The middle path: book a guided half-day or full-day hunt to learn the country on your first trip, then DIY the rest of the week with the landscape knowledge you’ve gained.
Late Season Hunting: When the Crowds Thin
By mid-November, most of the opening weekend pressure has cleared. Hunters who return in the final weeks of the season find a different landscape: thinner post-harvest fields, birds pushed into the tightest available cover, and almost no competition for WIA parcels.
Late season birds are educated, and they run. They’ve been pressured since October and they know what a hunter in blaze orange walking toward a cattail slough means. You need to be deliberate about blocking escape routes, hunting into the wind, and pushing cover completely rather than just walking the edges.

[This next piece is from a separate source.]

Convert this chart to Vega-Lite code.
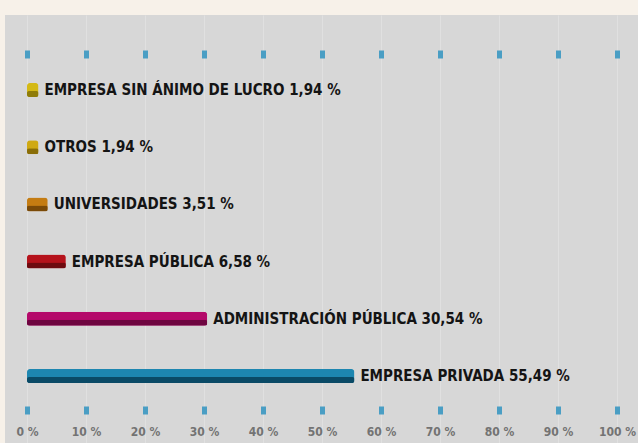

The reward is that late season roosters are often concentrated. When temperatures drop and snow pushes in, birds stack up in the warmest, thickest cover available — often south-facing draws, cattail edges, and unharvested corn. Find that cover and you may find more birds in one spot than you’d see across ten parcels in October.
Bottom Line
South Dakota earns its reputation. The birds are there, the WIA program provides genuine access, and the pheasant belt counties produce season after season. What separates successful hunters from disappointed ones is the work done before the trip: identifying quality parcels, understanding how habitat drives bird location, timing the hunt to avoid peak pressure, and showing up with a conditioned dog and a realistic plan.
Don’t book your flights for opening weekend unless the experience itself is the point. Hunt the second or third week of November, give yourself enough days to learn the country, and be willing to drive past the first WIA sign you see on the highway. The hunters who go home with limits have almost always done exactly that.